WHAT TO WORK ON: Take every line from the first down to the line with "const lastVolume = 5.965; // millions" and set it down exactly, without the pictures.

GIVEN DATA:
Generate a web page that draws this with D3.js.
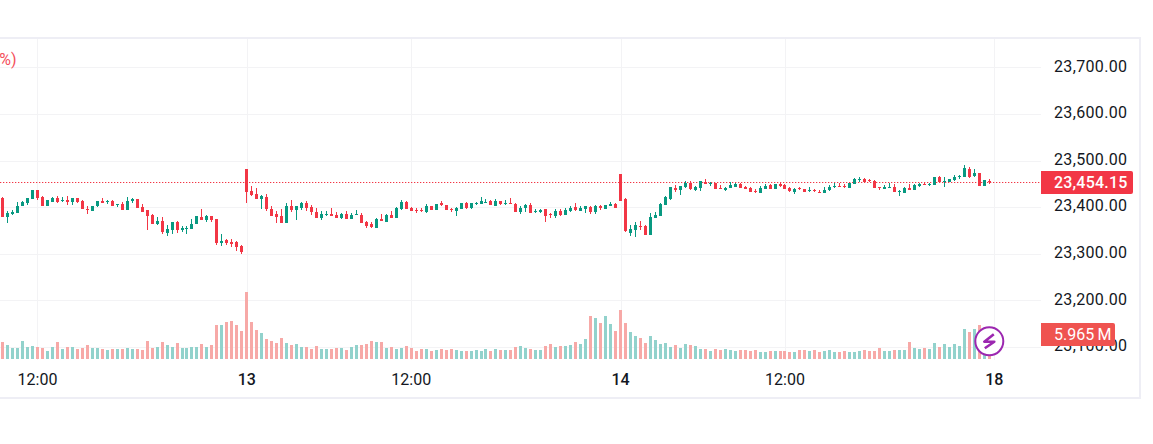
<!DOCTYPE html>
<meta charset="utf-8">
<script src="https://d3js.org/d3.v7.min.js"></script>
<style>
	html, body {
		margin: 0;
		background: #fff;
		overflow: hidden;
	}
	text {
		font-family: Roboto, sans-serif;
		fill: #131722;
	}
</style>
<body>
	<div id="chart"></div>
</body>
<script>
	const priceTicks = [23100, 23200, 23300, 23400, 23500, 23600, 23700];
	const timeTicks = [7, 49, 82, 124, 157, 199];
	const timeLabels = ["12:00", "13", "12:00", "14", "12:00", "18"];
	const lastPrice = 23454.15;
	const lastVolume = 5.965; // millions

	const opens = [
		23419,23379,23385,23387,23402,23409,23417,23437,23421,23402,
		23411,23419,23413,23415,23411,23419,23413,23396,23391,23402,
		23413,23411,23413,23404,23406,23394,23413,23417,23400,23394,
		23383,23364,23370,23344,23351,23368,23351,23353,23353,23364,
		23379,23372,23381,23374,23323,23329,23325,23325,23316,23482,
		23434,23428,23417,23421,23396,23385,23381,23366,23402,23394,
		23398,23409,23400,23389,23376,23383,23385,23383,23376,23385,
		23374,23383,23383,23368,23364,23355,23374,23368,23383,23376,
		23396,23411,23398,23394,23394,23389,23402,23394,23408,23404,
		23396,23391,23396,23409,23398,23406,23406,23409,23413,23402,
		23413,23406,23409,23406,23389,23398,23404,23389,23389,23396,
		23385,23381,23391,23383,23391,23400,23391,23396,23400,23389,
		23402,23396,23402,23406,23471,23417,23344,23351,23359,23359,
		23340,23376,23381,23404,23417,23441,23437,23443,23451,23437,
		23441,23454,23449,23451,23441,23437,23441,23443,23449,23443,
		23441,23434,23430,23439,23447,23439,23449,23447,23441,23432,
		23441,23439,23434,23437,23432,23430,23437,23443,23445,23445,
		23441,23449,23458,23460,23458,23456,23443,23439,23441,23443,
		23432,23430,23441,23437,23445,23449,23447,23447,23464,23454,
		23454,23458,23464,23464,23482,23466,23473,23445,23456
	];
	const highs = [
		23421,23391,23394,23411,23413,23419,23437,23437,23424,23415,
		23421,23424,23421,23424,23419,23419,23415,23402,23402,23413,
		23419,23415,23415,23406,23411,23421,23419,23417,23406,23394,
		23385,23379,23379,23361,23368,23370,23359,23359,23374,23381,
		23396,23383,23381,23374,23342,23331,23331,23327,23319,23482,
		23445,23441,23426,23428,23402,23391,23396,23409,23415,23402,
		23411,23413,23404,23398,23391,23391,23398,23389,23387,23391,
		23387,23394,23387,23370,23368,23376,23385,23385,23391,23400,
		23415,23413,23400,23398,23398,23406,23402,23406,23413,23404,
		23398,23400,23409,23411,23409,23411,23421,23417,23415,23417,
		23413,23415,23419,23409,23402,23406,23409,23396,23396,23396,
		23387,23396,23396,23398,23402,23409,23402,23402,23402,23404,
		23404,23404,23411,23409,23471,23419,23361,23368,23370,23361,
		23387,23389,23409,23424,23443,23447,23445,23456,23456,23445,
		23456,23460,23454,23451,23447,23443,23454,23452,23451,23445,
		23443,23439,23445,23449,23449,23449,23451,23449,23443,23441,
		23443,23439,23443,23439,23437,23443,23447,23451,23451,23449,
		23451,23462,23464,23462,23460,23458,23443,23447,23451,23449,
		23437,23443,23449,23449,23451,23451,23451,23464,23466,23464,
		23460,23469,23469,23490,23486,23482,23473,23458,23460
	];
	const lows = [
		23379,23366,23383,23387,23402,23404,23417,23415,23402,23402,
		23411,23409,23411,23404,23404,23409,23396,23385,23391,23400,
		23409,23406,23402,23400,23394,23394,23409,23398,23389,23351,
		23364,23361,23342,23338,23342,23344,23346,23342,23353,23364,
		23372,23368,23368,23319,23316,23319,23314,23306,23299,23409,
		23424,23417,23396,23391,23381,23366,23366,23366,23389,23372,
		23394,23391,23383,23376,23372,23381,23381,23376,23374,23374,
		23374,23383,23366,23355,23355,23355,23370,23368,23376,23376,
		23394,23396,23391,23387,23389,23387,23394,23394,23402,23394,
		23389,23381,23396,23396,23396,23404,23406,23409,23404,23402,
		23404,23404,23406,23389,23385,23389,23387,23387,23387,23368,
		23376,23376,23381,23383,23389,23391,23391,23387,23385,23385,
		23394,23396,23402,23398,23413,23346,23338,23336,23351,23340,
		23340,23376,23381,23404,23415,23432,23426,23441,23437,23434,
		23434,23449,23445,23439,23439,23434,23441,23443,23441,23439,
		23432,23430,23430,23439,23439,23439,23443,23439,23432,23428,
		23437,23432,23432,23432,23430,23430,23434,23441,23443,23441,
		23441,23449,23454,23451,23454,23441,23437,23439,23441,23432,
		23424,23430,23437,23437,23443,23447,23445,23447,23451,23443,
		23454,23456,23460,23464,23462,23464,23445,23445,23449
	];
	const closes = [
		23379,23387,23389,23402,23411,23419,23437,23419,23402,23415,
		23419,23411,23415,23411,23419,23411,23396,23394,23402,23413,
		23409,23413,23402,23406,23394,23413,23417,23398,23389,23381,
		23364,23370,23346,23353,23368,23351,23355,23355,23364,23381,
		23372,23381,23372,23323,23327,23323,23321,23314,23304,23432,
		23426,23417,23424,23396,23381,23379,23366,23402,23394,23402,
		23409,23398,23389,23376,23385,23385,23381,23376,23385,23374,
		23383,23385,23366,23359,23357,23374,23370,23383,23376,23398,
		23411,23396,23391,23391,23391,23402,23394,23406,23404,23394,
		23394,23398,23409,23398,23409,23409,23413,23411,23404,23413,
		23406,23409,23406,23389,23398,23404,23387,23391,23394,23381,
		23383,23391,23383,23394,23398,23394,23398,23402,23389,23402,
		23398,23404,23406,23398,23413,23349,23353,23361,23357,23340,
		23379,23383,23406,23421,23443,23437,23445,23451,23439,23443,
		23456,23449,23451,23439,23439,23441,23447,23450,23441,23439,
		23432,23433,23441,23445,23439,23449,23445,23439,23434,23439,
		23439,23432,23437,23434,23430,23437,23443,23445,23443,23443,
		23451,23460,23460,23454,23456,23441,23441,23443,23443,23432,
		23434,23441,23437,23447,23449,23447,23449,23464,23454,23456,
		23460,23464,23466,23484,23464,23473,23445,23458,23454.15
	];
	// volume in millions
	const volumes = [
		4.06,3.34,2.62,2.62,4.29,2.86,3.10,2.86,2.62,1.91,
		2.86,4.06,2.39,2.86,2.86,2.39,2.62,3.34,2.62,2.62,
		2.39,2.15,2.39,2.39,2.39,2.62,2.39,2.39,2.15,4.29,
		2.62,2.86,4.06,3.34,2.86,3.82,2.62,2.62,2.86,2.86,
		3.58,2.86,3.34,8.11,8.11,8.83,9.07,8.11,6.68,15.99,
		8.83,6.92,6.20,4.77,4.29,3.82,5.01,3.82,3.34,3.58,
		2.86,2.86,2.39,3.10,2.39,2.39,2.39,2.62,2.62,2.15,
		2.86,3.34,3.34,3.58,4.29,4.06,4.06,2.62,2.86,2.39,
		2.62,3.10,2.62,1.91,2.39,2.39,1.91,2.15,2.39,2.15,
		2.39,2.15,1.91,1.91,1.91,2.15,1.91,2.39,1.91,2.39,
		2.15,2.15,2.15,2.86,3.10,2.62,2.39,2.15,2.15,3.10,
		3.58,2.86,3.10,3.10,3.34,4.06,3.58,4.77,10.26,9.78,
		8.59,10.26,8.35,6.68,11.69,8.59,6.44,5.49,5.01,3.82,
		5.49,4.53,3.58,3.82,2.86,3.34,2.62,3.58,3.34,3.10,
		2.39,2.39,1.91,2.39,2.15,2.39,2.15,1.91,2.15,2.15,
		1.91,2.15,1.67,1.67,1.91,1.91,1.91,1.91,1.67,1.67,
		2.15,2.15,1.91,2.15,1.67,1.91,2.15,1.67,1.67,1.91,
		1.67,1.67,1.91,2.15,1.91,1.91,2.62,1.91,1.91,2.15,
		2.15,2.15,4.06,2.62,2.39,2.62,2.39,3.82,2.86,3.58,
		2.86,3.58,3.10,7.16,6.44,7.16,8.11,2.86,5.965
	];

	const width = 1153, height = 444;
	const paneLeft = 0, paneRight = 1041, axisRight = 1140, paneTop = 38, paneBottom = 398;
	const up = "#089981", down = "#f23645";
	const volUp = "#92d2cc", volDown = "#f7a9a7";
	const gridColor = "#f3f3f5", borderColor = "#eeeef5";

	const x = d3.scaleLinear().domain([0, 199]).range([2.6, 994.3]);
	const y = d3.scaleLinear().domain([23100, 23700]).range([347, 67.3]);
	const yVol = d3.scaleLinear().domain([0, 16]).range([359, 291.94]);

	const svg = d3.select("#chart").append("svg")
		.attr("width", width)
		.attr("height", height)
		.style("display", "block");

	// Grid lines
	const grid = svg.append("g").attr("class", "grid");

	grid.append("g")
		.attr("transform", `translate(${paneRight},0)`)
		.call(d3.axisLeft(y).tickValues(priceTicks).tickSize(paneRight - paneLeft).tickFormat(""))
		.call(g => g.select(".domain").remove());

	grid.append("g")
		.attr("transform", `translate(0,360)`)
		.call(d3.axisBottom(x).tickValues(timeTicks).tickSize(-(360 - paneTop)).tickFormat(""))
		.call(g => g.select(".domain").remove());

	grid.selectAll("line")
		.attr("stroke", gridColor)
		.attr("shape-rendering", "crispEdges");

	// Pane border
	svg.append("path")
		.attr("d", `M0,${paneTop}H${axisRight}V${paneBottom}H0`)
		.attr("fill", "none")
		.attr("stroke", borderColor)
		.attr("stroke-width", 2);

	const index = d3.range(closes.length);
	const isDown = i => closes[i] < opens[i];
	const px = i => Math.floor(x(i));

	// Volume bars
	svg.append("g").selectAll("rect")
		.data(index)
		.enter().append("rect")
		.attr("x", i => px(i) - 1)
		.attr("width", 3)
		.attr("y", i => Math.round(yVol(volumes[i])))
		.attr("height", i => yVol(0) - Math.round(yVol(volumes[i])))
		.attr("fill", i => isDown(i) ? volDown : volUp);

	// Last price line
	svg.append("line")
		.attr("x1", 0)
		.attr("x2", paneRight)
		.attr("y1", Math.round(y(lastPrice)) + 0.5)
		.attr("y2", Math.round(y(lastPrice)) + 0.5)
		.attr("stroke", down)
		.attr("stroke-width", 1.2)
		.attr("stroke-dasharray", "1.3 1.7");

	// Candles
	const candles = svg.append("g").selectAll("g")
		.data(index)
		.enter().append("g")
		.attr("fill", i => isDown(i) ? down : up);

	candles.append("rect")
		.attr("x", px)
		.attr("width", 1)
		.attr("y", i => Math.round(y(highs[i])))
		.attr("height", i => Math.round(y(lows[i])) - Math.round(y(highs[i])));

	candles.append("rect")
		.attr("x", i => px(i) - 1)
		.attr("width", 3)
		.attr("y", i => Math.round(y(Math.max(opens[i], closes[i]))))
		.attr("height", i => Math.max(1, Math.round(y(Math.min(opens[i], closes[i]))) - Math.round(y(Math.max(opens[i], closes[i])))));

	// Price axis
	svg.append("g")
		.attr("transform", "translate(1054,0)")
		.call(d3.axisRight(y).tickValues(priceTicks).tickSize(0).tickPadding(0).tickFormat(d3.format(",.2f")))
		.call(g => g.select(".domain").remove())
		.call(g => g.selectAll("text")
			.style("font-size", "16px")
			.style("letter-spacing", "0.35px")
			.attr("dy", "0.24em"));

	// Time axis
	svg.append("g")
		.attr("transform", "translate(-0.5,374)")
		.call(d3.axisBottom(x).tickValues(timeTicks).tickSize(0).tickPadding(0)
			.tickFormat((d, i) => timeLabels[i]))
		.call(g => g.select(".domain").remove())
		.call(g => g.selectAll("text")
			.style("font-size", "16px")
			.style("font-weight", d => d === 7 || d === 82 || d === 157 ? 400 : 500));

	// Cut-off legend text at the left edge
	svg.append("text")
		.attr("x", 16.5)
		.attr("y", 65)
		.attr("text-anchor", "end")
		.style("fill", "#f4505c")
		.style("font-size", "16px")
		.text("%)");

	// Last price tag
	const priceTag = svg.append("g");
	priceTag.append("path")
		.attr("d", "M1041,171H1131a2,2 0 0 1 2,2V192a2,2 0 0 1 -2,2H1041Z")
		.attr("fill", down);
	priceTag.append("text")
		.attr("x", 1054)
		.attr("y", y(lastPrice) + 6)
		.style("fill", "#fff")
		.style("font-size", "16px")
		.style("font-weight", 500)
		.style("letter-spacing", "0.2px")
		.text(d3.format(",.2f")(lastPrice));

	// Volume tag
	const volTag = svg.append("g");
	volTag.append("path")
		.attr("d", "M1041,323H1113a2,2 0 0 1 2,2V344a2,2 0 0 1 -2,2H1041Z")
		.attr("fill", "#ef5350");
	volTag.append("text")
		.attr("x", 1054)
		.attr("y", 340)
		.style("fill", "#fff")
		.style("font-size", "16px")
		.text(d3.format(".3f")(lastVolume) + "\u2009M");

	// Lightning badge
	const badge = svg.append("g").attr("transform", "translate(989.3,341.3)");
	badge.append("circle")
		.attr("r", 14)
		.attr("fill", "#fff")
		.attr("stroke", "#9c27b0")
		.attr("stroke-width", 2);
	badge.append("path")
		.attr("d", "M4.5,-7L-5,0.5H5L-4.5,7")
		.attr("fill", "none")
		.attr("stroke", "#9c27b0")
		.attr("stroke-width", 2.6)
		.attr("stroke-linejoin", "round");
</script>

SOLUTION BELOW:
Generate a web page that draws this with D3.js.
<!DOCTYPE html>
<meta charset="utf-8">
<script src="https://d3js.org/d3.v7.min.js"></script>
<style>
	html, body {
		margin: 0;
		background: #fff;
		overflow: hidden;
	}
	text {
		font-family: Roboto, sans-serif;
		fill: #131722;
	}
</style>
<body>
	<div id="chart"></div>
</body>
<script>
	const priceTicks = [23100, 23200, 23300, 23400, 23500, 23600, 23700];
	const timeTicks = [7, 49, 82, 124, 157, 199];
	const timeLabels = ["12:00", "13", "12:00", "14", "12:00", "18"];
	const lastPrice = 23454.15;
	const lastVolume = 5.965; // millions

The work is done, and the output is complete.